**EXERCISE AIM:** Emit the data below verbatim, stripping out any pictures.
------------------------------------------------
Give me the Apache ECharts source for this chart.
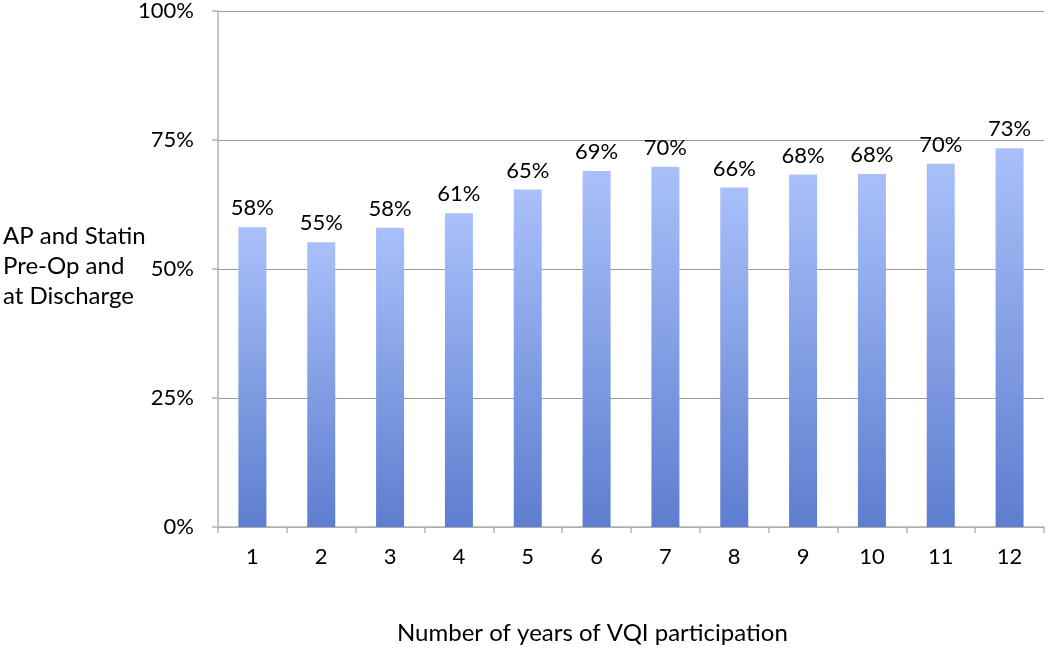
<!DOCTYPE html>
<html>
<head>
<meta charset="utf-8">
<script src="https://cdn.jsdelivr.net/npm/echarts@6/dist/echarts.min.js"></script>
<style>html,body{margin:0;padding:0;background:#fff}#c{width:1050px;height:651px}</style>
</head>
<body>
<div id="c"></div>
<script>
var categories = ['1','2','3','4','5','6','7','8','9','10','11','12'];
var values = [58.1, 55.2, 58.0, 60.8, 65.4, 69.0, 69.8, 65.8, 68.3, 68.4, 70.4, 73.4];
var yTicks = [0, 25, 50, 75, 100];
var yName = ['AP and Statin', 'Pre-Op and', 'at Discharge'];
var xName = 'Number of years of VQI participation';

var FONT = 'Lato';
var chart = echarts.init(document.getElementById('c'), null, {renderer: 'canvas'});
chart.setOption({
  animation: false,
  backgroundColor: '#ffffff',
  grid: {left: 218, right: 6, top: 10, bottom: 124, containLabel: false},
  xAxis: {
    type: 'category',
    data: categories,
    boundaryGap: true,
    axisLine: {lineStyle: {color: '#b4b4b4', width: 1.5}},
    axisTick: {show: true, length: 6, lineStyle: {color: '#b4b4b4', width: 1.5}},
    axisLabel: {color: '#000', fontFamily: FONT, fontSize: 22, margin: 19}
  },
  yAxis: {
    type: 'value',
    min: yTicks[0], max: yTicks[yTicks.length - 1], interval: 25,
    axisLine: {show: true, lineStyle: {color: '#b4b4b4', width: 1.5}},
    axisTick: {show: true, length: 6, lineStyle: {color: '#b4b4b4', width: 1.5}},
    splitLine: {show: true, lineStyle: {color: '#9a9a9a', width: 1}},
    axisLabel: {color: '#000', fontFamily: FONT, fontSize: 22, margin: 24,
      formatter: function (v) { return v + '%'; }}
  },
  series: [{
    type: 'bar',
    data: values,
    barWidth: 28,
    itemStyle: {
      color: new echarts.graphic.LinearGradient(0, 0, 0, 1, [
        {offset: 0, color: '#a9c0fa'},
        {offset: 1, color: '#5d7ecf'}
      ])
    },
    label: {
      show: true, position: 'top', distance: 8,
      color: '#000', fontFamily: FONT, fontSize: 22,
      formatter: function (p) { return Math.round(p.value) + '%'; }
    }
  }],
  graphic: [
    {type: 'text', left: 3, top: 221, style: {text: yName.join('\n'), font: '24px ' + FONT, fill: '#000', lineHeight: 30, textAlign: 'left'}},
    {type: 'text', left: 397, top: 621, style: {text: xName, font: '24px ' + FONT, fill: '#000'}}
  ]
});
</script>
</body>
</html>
------------------------------------------------
**ANSWER:**
Give me the Apache ECharts source for this chart.
<!DOCTYPE html>
<html>
<head>
<meta charset="utf-8">
<script src="https://cdn.jsdelivr.net/npm/echarts@6/dist/echarts.min.js"></script>
<style>html,body{margin:0;padding:0;background:#fff}#c{width:1050px;height:651px}</style>
</head>
<body>
<div id="c"></div>
<script>
var categories = ['1','2','3','4','5','6','7','8','9','10','11','12'];
var values = [58.1, 55.2, 58.0, 60.8, 65.4, 69.0, 69.8, 65.8, 68.3, 68.4, 70.4, 73.4];
var yTicks = [0, 25, 50, 75, 100];
var yName = ['AP and Statin', 'Pre-Op and', 'at Discharge'];
var xName = 'Number of years of VQI participation';

var FONT = 'Lato';
var chart = echarts.init(document.getElementById('c'), null, {renderer: 'canvas'});
chart.setOption({
  animation: false,
  backgroundColor: '#ffffff',
  grid: {left: 218, right: 6, top: 10, bottom: 124, containLabel: false},
  xAxis: {
    type: 'category',
    data: categories,
    boundaryGap: true,
    axisLine: {lineStyle: {color: '#b4b4b4', width: 1.5}},
    axisTick: {show: true, length: 6, lineStyle: {color: '#b4b4b4', width: 1.5}},
    axisLabel: {color: '#000', fontFamily: FONT, fontSize: 22, margin: 19}
  },
  yAxis: {
    type: 'value',
    min: yTicks[0], max: yTicks[yTicks.length - 1], interval: 25,
    axisLine: {show: true, lineStyle: {color: '#b4b4b4', width: 1.5}},
    axisTick: {show: true, length: 6, lineStyle: {color: '#b4b4b4', width: 1.5}},
    splitLine: {show: true, lineStyle: {color: '#9a9a9a', width: 1}},
    axisLabel: {color: '#000', fontFamily: FONT, fontSize: 22, margin: 24,
      formatter: function (v) { return v + '%'; }}
  },
  series: [{
    type: 'bar',
    data: values,
    barWidth: 28,
    itemStyle: {
      color: new echarts.graphic.LinearGradient(0, 0, 0, 1, [
        {offset: 0, color: '#a9c0fa'},
        {offset: 1, color: '#5d7ecf'}
      ])
    },
    label: {
      show: true, position: 'top', distance: 8,
      color: '#000', fontFamily: FONT, fontSize: 22,
      formatter: function (p) { return Math.round(p.value) + '%'; }
    }
  }],
  graphic: [
    {type: 'text', left: 3, top: 221, style: {text: yName.join('\n'), font: '24px ' + FONT, fill: '#000', lineHeight: 30, textAlign: 'left'}},
    {type: 'text', left: 397, top: 621, style: {text: xName, font: '24px ' + FONT, fill: '#000'}}
  ]
});
</script>
</body>
</html>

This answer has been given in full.